§ **EXERCISE REQUIREMENTS**:
Pictures stay out of the copy; restate everything else in the material exactly.

§ **INFORMATION PROVIDED**:
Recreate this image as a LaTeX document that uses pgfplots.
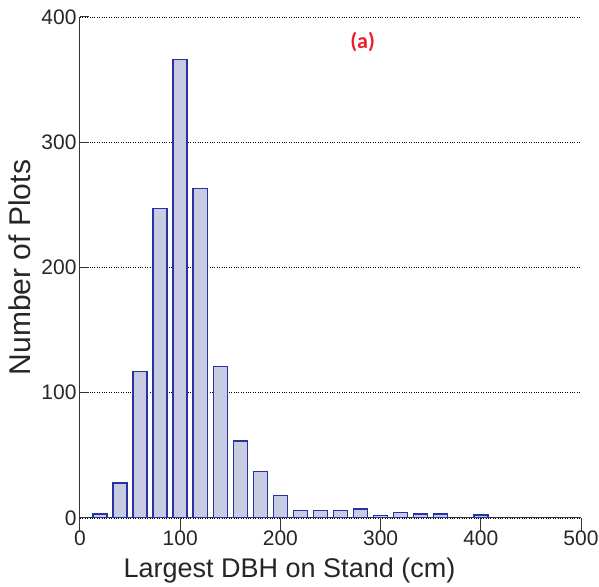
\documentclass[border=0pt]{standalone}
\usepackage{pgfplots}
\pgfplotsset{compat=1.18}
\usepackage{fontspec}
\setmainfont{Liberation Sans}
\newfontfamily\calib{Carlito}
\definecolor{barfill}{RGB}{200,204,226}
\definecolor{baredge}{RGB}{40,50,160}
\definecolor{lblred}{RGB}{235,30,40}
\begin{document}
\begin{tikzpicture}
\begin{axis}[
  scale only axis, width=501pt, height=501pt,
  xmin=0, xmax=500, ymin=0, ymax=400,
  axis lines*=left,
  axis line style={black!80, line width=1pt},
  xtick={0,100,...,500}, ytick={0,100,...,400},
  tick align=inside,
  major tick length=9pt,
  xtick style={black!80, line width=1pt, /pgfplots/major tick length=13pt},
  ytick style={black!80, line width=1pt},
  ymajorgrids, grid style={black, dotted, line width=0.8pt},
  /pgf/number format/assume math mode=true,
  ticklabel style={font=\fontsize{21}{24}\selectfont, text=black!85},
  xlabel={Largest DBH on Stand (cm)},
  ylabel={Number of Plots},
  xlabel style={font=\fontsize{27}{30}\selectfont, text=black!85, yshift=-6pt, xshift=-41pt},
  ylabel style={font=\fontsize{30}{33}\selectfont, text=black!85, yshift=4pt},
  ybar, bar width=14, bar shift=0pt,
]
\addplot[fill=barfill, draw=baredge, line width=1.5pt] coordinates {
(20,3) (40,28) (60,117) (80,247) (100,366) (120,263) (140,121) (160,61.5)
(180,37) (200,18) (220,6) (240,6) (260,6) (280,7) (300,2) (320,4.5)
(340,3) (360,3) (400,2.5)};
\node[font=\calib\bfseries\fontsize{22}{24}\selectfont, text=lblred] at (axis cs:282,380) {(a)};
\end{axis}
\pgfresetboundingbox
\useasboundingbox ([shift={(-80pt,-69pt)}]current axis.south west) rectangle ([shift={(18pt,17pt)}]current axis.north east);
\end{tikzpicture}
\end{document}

§ **OUTPUT FOR THIS EXERCISE**:
Recreate this image as a LaTeX document that uses pgfplots.
\documentclass[border=0pt]{standalone}
\usepackage{pgfplots}
\pgfplotsset{compat=1.18}
\usepackage{fontspec}
\setmainfont{Liberation Sans}
\newfontfamily\calib{Carlito}
\definecolor{barfill}{RGB}{200,204,226}
\definecolor{baredge}{RGB}{40,50,160}
\definecolor{lblred}{RGB}{235,30,40}
\begin{document}
\begin{tikzpicture}
\begin{axis}[
  scale only axis, width=501pt, height=501pt,
  xmin=0, xmax=500, ymin=0, ymax=400,
  axis lines*=left,
  axis line style={black!80, line width=1pt},
  xtick={0,100,...,500}, ytick={0,100,...,400},
  tick align=inside,
  major tick length=9pt,
  xtick style={black!80, line width=1pt, /pgfplots/major tick length=13pt},
  ytick style={black!80, line width=1pt},
  ymajorgrids, grid style={black, dotted, line width=0.8pt},
  /pgf/number format/assume math mode=true,
  ticklabel style={font=\fontsize{21}{24}\selectfont, text=black!85},
  xlabel={Largest DBH on Stand (cm)},
  ylabel={Number of Plots},
  xlabel style={font=\fontsize{27}{30}\selectfont, text=black!85, yshift=-6pt, xshift=-41pt},
  ylabel style={font=\fontsize{30}{33}\selectfont, text=black!85, yshift=4pt},
  ybar, bar width=14, bar shift=0pt,
]
\addplot[fill=barfill, draw=baredge, line width=1.5pt] coordinates {
(20,3) (40,28) (60,117) (80,247) (100,366) (120,263) (140,121) (160,61.5)
(180,37) (200,18) (220,6) (240,6) (260,6) (280,7) (300,2) (320,4.5)
(340,3) (360,3) (400,2.5)};
\node[font=\calib\bfseries\fontsize{22}{24}\selectfont, text=lblred] at (axis cs:282,380) {(a)};
\end{axis}
\pgfresetboundingbox
\useasboundingbox ([shift={(-80pt,-69pt)}]current axis.south west) rectangle ([shift={(18pt,17pt)}]current axis.north east);
\end{tikzpicture}
\end{document}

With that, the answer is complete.